26th Sunday in Ordinary Time

In today’s Gospel, Jesus tells a story of two sons.  The parable dramatizes the classic difference between lip service and performance.  One son said he would obey his father but did not.  The second son, who refused to obey his father, later regretted the refusal and did what he was told.  Who was the greater man?  Who was obedient?  The apostles agreed it was the second son.   Jesus then applied the story to the pious person who uttered, all the correct religious platitudes but does his own thing.

Sinners, like the tax collectors and prostitutes of the time of Jesus, originally said no to God’s  command to live a good life (work in the vineyard).  Now that they hear the call to God’s Kingdom,  they respond to that call and are more likely to find the kingdom and ultimately obey the Father’s will.

The religious leaders of Jesus’ day put on a good show of being holy.  No doubt some of them were.  But Jesus was not impressed with many of them.  He wanted people to be honest with themselves.  He wanted people who, if they were sinners, would admit and get themselves  right with God.

Talk is not going to impress God.  Excuses are not going to impress God.  It is the good that we do that pleases God and bring us to eternal happiness.  We can make lots of promises to ourselves about what we are going to do tomorrow, but it is what we actually do that really matters.  Jesus explains to us that if we are not doing what is right, it is never too late  to change our mind.

God Bless

– Msgr. Powell

25th Sunday in Ordinary Time

Today’s parable is more about generosity of God than about working conditions.  They story is more about the supreme goodness of God than about wage settlements.

The punch line of the parable is : ”I intend to give this man who was hired last the same pay.  I am free to do as I please with my money, am I not? Or are you envious because I am generous?”  What we here is the behavior of a large-hearted man who is compassionate and full of sympathy for the poor.  One hour’s wage would not be enough to feed these families.  So he pays them a full day wage.

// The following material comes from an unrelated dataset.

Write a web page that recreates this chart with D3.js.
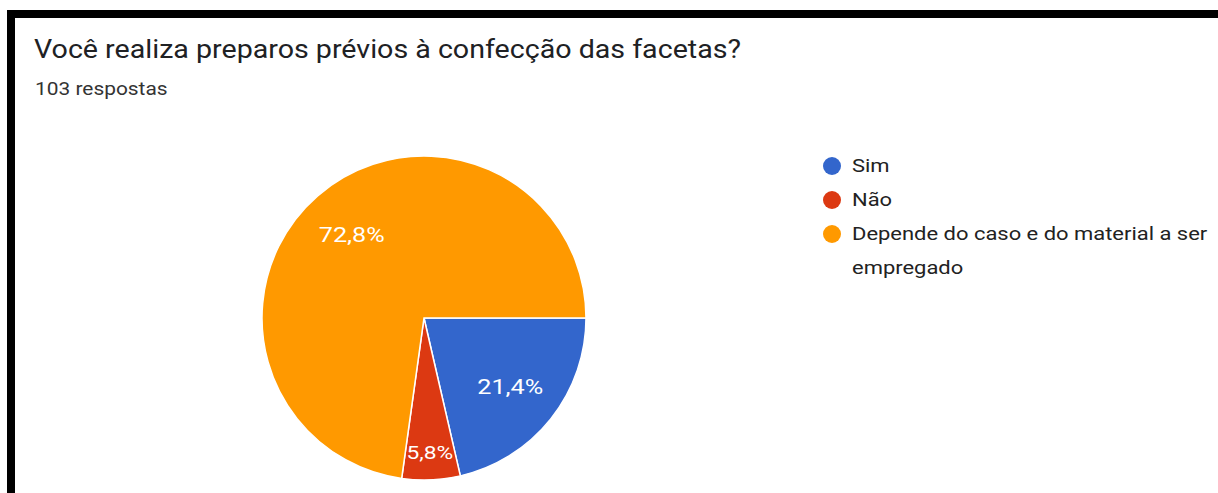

If we cry for justice that we worked all day in the heat of the sun, then we miss the point of the parable.  This is a story about God’s goodness not about labor-relation guidelines.

Jesus wants us to see that the owner is what God looks like.  He is all goodness and compassion, all mercy and generosity.  Jesus is telling us that when God does something,  He does it in a big way—with extravagance and generosity, with flair and foolishness.

We need to praise God for always giving us more than what we are entitled to; for forgiving us more than we deserve; for blessing us with more than we worthy of.

My friends, we need to pray each day and ask God that we may be more generous with each other—by not just forgiving offenses, but also by forgetting them; by not just fulfilling our duties, but by offering to do more; by not just doing what  is expected of us, but also by doing the unexpected that delights people so much.

God Bless

Msgr. Powell


Twenty-fourth Sunday in Ordinary Time

Today’s parable is occasioned by Peter’s question about the limits we should set on forgiveness: “How often must I forgive my brother?”

Jesus parable makes clear that we often times forget how extravagant God has been with the frequency and the immensity of his forgiveness to us. Perhaps this is because we become preoccupied with the pain other people inflict on us when they wrong us in some way.

Besides remembering our own sinfulness, Jesus insists that we forgive from the heart. We might wonder how we can do that.

C.S. Lewis says that loving our enemies does not mean feeling fond of them or pretending that they are not such bad people after all. Loving and forgiving our enemies does mean however, to wish that they were not so bad, to hope that they may be healed and cured and to will them good.

It was in this spirit that Jesus prayed on the cross: “Father, forgive them, for they do not know what they are doing.”